Until the early 1990s, comic book stores like these used to be a common sight in every neighborhood.
But times have changed with computers and the internet.
In the past 10 years, the country's comic book rental business shrank to less than 15 percent.
However the reduced business of comic book stores doesn't mean the appeal of Korean comics has waned.
A case in point is the "Priest" by Korean comic artist Hyung Minwoo, whose brainchild sold more than a million copies in 33 countries worldwide and is even being adapted into a feature film in Hollywood.
The list goes on with Park So-hee's "Princess Hours", which became a hit TV drama, Yang Gyungil's "New Royal Secret Commissioner" which spawned an animation film in Japan, and Yeolhyulgangho an online game.

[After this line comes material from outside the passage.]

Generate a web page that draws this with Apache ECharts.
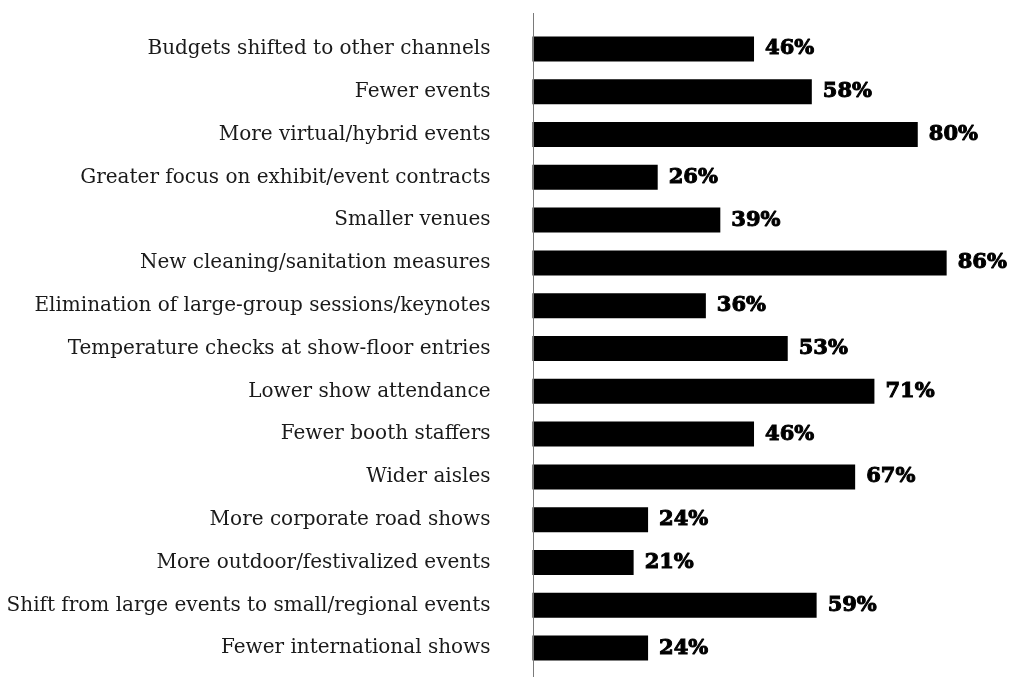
<!DOCTYPE html>
<html>
<head>
<meta charset="utf-8">
<script src="https://cdn.jsdelivr.net/npm/echarts@6/dist/echarts.min.js"></script>
<style>
  html, body { margin: 0; padding: 0; background: #ffffff; }
  #chart { width: 1010px; height: 677px; }
</style>
</head>
<body>
<div id="chart"></div>
<script>
// Expected changes to trade shows and events (share of respondents)
const categories = [
  "Budgets shifted to other channels",
  "Fewer events",
  "More virtual/hybrid events",
  "Greater focus on exhibit/event contracts",
  "Smaller venues",
  "New cleaning/sanitation measures",
  "Elimination of large-group sessions/keynotes",
  "Temperature checks at show-floor entries",
  "Lower show attendance",
  "Fewer booth staffers",
  "Wider aisles",
  "More corporate road shows",
  "More outdoor/festivalized events",
  "Shift from large events to small/regional events",
  "Fewer international shows"
];
const shares = [46, 58, 80, 26, 39, 86, 36, 53, 71, 46, 67, 24, 21, 59, 24];

const chart = echarts.init(document.getElementById('chart'), null, { renderer: 'canvas' });

chart.setOption({
  animation: false,
  backgroundColor: '#ffffff',
  grid: { left: 532.5, right: 20, top: 27.5, bottom: 7.5, containLabel: false },
  xAxis: {
    type: 'value',
    min: 0,
    max: 95,
    show: false
  },
  yAxis: {
    type: 'category',
    data: categories,
    inverse: true,
    axisLine: { show: false },
    axisTick: { show: false },
    splitLine: { show: false },
    axisLabel: {
      margin: 42,
      color: '#1a1a1a',
      fontFamily: 'DejaVu Serif',
      fontSize: 20
    }
  },
  series: [{
    type: 'bar',
    data: shares,
    barWidth: 25,
    itemStyle: { color: '#000000' },
    label: {
      show: true,
      position: 'right',
      distance: 11,
      formatter: p => p.value + '%',
      color: '#000000',
      fontFamily: 'DejaVu Serif',
      fontWeight: 'bold',
      fontSize: 21,
      textBorderColor: '#000000',
      textBorderWidth: 1
    }
  }]
});

// Vertical baseline at zero, running the full height of the plot
const x0 = Math.round(chart.convertToPixel({ xAxisIndex: 0 }, 0)) + 0.5;
chart.setOption({
  graphic: [{
    type: 'line',
    shape: { x1: x0, y1: 13, x2: x0, y2: 677 },
    style: { stroke: '#7a7a7a', lineWidth: 1 },
    z: 10
  }]
});
</script>
</body>
</html>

"The fact that Korean cartoon artists are succeeding even in this lean market really demonstrates their competitive edge and potential. "
Now they are getting some much-needed support with the backing of KOTRA, or the Korea Trade-Investment Promotion agency.
It has teamed up with the Korea Manwha Contents Agency to boost Korean comics as the next big cultural export following local dramas and pop music.
"I believe the aim of the project will be to promote joint comics creation with international artists and publishing mutually attractive content by drawing joint investment with overseas and Korean corporations.
The project to give a second wind to Korean comics will kick into high gear with the Bucheon International Comics Festival that kicks off on August 17th for a 5-day run.
Organizers hope the gala will help broaden the path for comic artists into the global market.